My Lords, I am grateful to my noble friend, particularly for his references to making marmalade. I can assure him that I made my marmalade last weekend. It did not go terribly well and I will probably be making some more this weekend to make sure I can enter it in that great marmalade competition that takes place in Cumbria once a year. No doubt the noble Lord, Lord Campbell-Savours, will be entering his marmalade in due course.
I am sorry that my noble friend still does not quite understand what we are trying to do here, but I admire his persistence. It reminds me of our late noble friend the Earl of Balfour, who frequently put down detailed amendments of this sort to a whole range of Bills and caused the parliamentary draftsmen considerable problems, as they had to try to explain their intentions and how they were getting to them. I hope that I will be able to do that and I shall quote from earlier correspondence.
My noble friend will remember that we discussed this matter in Grand Committee. My noble friend Lady Stowell dealt with it and then wrote to my noble friend Lord Lucas to clarify the overall purpose of Clause 33 and to provide reassurance that the wording of subsection (3) was consistent with the clause’s intention. Perhaps I may quote the relevant sections of the letter. It stated:
“Clause 33(1) provides that ‘a relevant authority’ must have regard to the surveillance camera code; clause 33(2) is deliberately wider than 33(1) in that it provides that any failure to have regard to the code (whether by a relevant authority or by another) does not of itself create civil or criminal liability. Subsection (2) is open to two interpretations: a narrow interpretation to the effect that the code is admissible in any civil or criminal proceedings in which a failure to have regard to the code is relevant, or a wider meaning, namely that it is admissible in any civil or criminal proceedings. We consider that it was clear from the context of the Bill that the words do refer to any civil or criminal proceedings. If you look at clause 33(2) there are no civil or criminal proceedings at that point. Consequently, the ‘any such proceedings’ (in subsection (3)) can really only refer to any civil or criminal proceedings. One also needs to consider clause 33(4) which refers to ‘any such proceedings’, since the meaning of that will hinge on the reference in clause 33(3)”.
I stand by the drafting skills of our parliamentary counsel and believe that the meaning that he has set out is already, should I say, crystal clear. The reference to “such proceedings” unambiguously refers back to the reference to criminal or civil proceedings in subsection (2). We do not need to repeat those words in subsection (3). We remain unconvinced that there is any real merit in such a revision to the Bill. Moreover, if we were to make that change in Clause 33, we would also need to amend Clauses 51 and 62 and Schedule 3, which adopts the same drafting approach.
With that explanation and having read out that extract from my noble friend Lady Stowell’s letter, I hope that my noble friend Lord Lucas will feel able to withdraw the amendment.
My Lords, one of the happy consequences of Pepper v Hart is that by setting out what he has, my noble friend has solved the problem, because he has produced something to which the courts can now turn to answer any question that may arise. I am very happy to withdraw my amendment.

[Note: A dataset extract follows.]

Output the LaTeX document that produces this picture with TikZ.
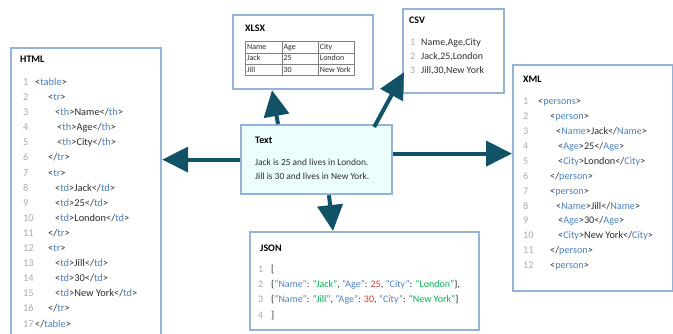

To describe this as a probing amendment is perhaps to stretch parliamentary procedure a bit far. However, I do so in the light of the parliamentary Answer given by the noble Baroness, Lady Browning, on 31 August, which referred me to the Bill and the proposed code of practice in response to my Questions on pixelation. I should tell the House that I gave the department notice of the subject behind the amendment, which is, as I said, the issue of pixelation—the deliberate scrambling and distortion of televised images of people, a practice used by TV production teams to disguise the identity of individuals, more often than not for legal reasons. I believe that there is far too much pixelation in the live media. I understand that TV companies tend to follow rules, some say guidance, set under the Ofcom broadcasting code, which appears to call for,
“caution to be required in programmes covering relatively common but illegal behaviour such as dangerous driving, speeding and criminal damage”,
and state that programmes should not,
“condone or glamorise violent, dangerous or seriously antisocial behaviour”.
I further understand that the broadcasters also follow the Information Commissioner's code of practice, which provides guidance on how best to comply with the provisions of the Data Protection Act 1998 and the eight data protection principles. Page 13 of the Information Commissioner’s code covers disclosure of images from a CCTV system to a third party, which may well be a television company. The effect of my amendment would be in an oblique way to bring those who transmit the images, TV companies, under the umbrella of not only the two codes to which I referred but the new code, in that the two codes, after suitable amendment, would have some regard to the code covering the operation of surveillance cameras as proposed under Clause 29. There might also need to be further amendment to the Data Protection Act.
I readily accept that that is a rather untidy way to raise the issue of pixelation, which in my view is now completely out of control and contrary to the public interest. Broadcasters have become far too sensitive in the use of such images. I perfectly understand why innocent bystanders—that is, people in the crowd—should have their privacy protected under the various codes. Why should a person committing a driving offence, such as driving with no insurance, grossly exceeding the speed limit or being drunk in charge of a vehicle, or urinating in the street, resisting arrest, attacking a person in a public place, being caught in the act of theft, swearing in a public place, using racist language, or swearing at a police officer, breaking into a shop front, as in the recent riots, or being caught in the act of abusing the benefits system or public servants, shoplifting, acting in a corrupt way through bribery—all acts which can be caught on camera—be protected from exposure and transparency by pixelation of their image in the act of wrongdoing?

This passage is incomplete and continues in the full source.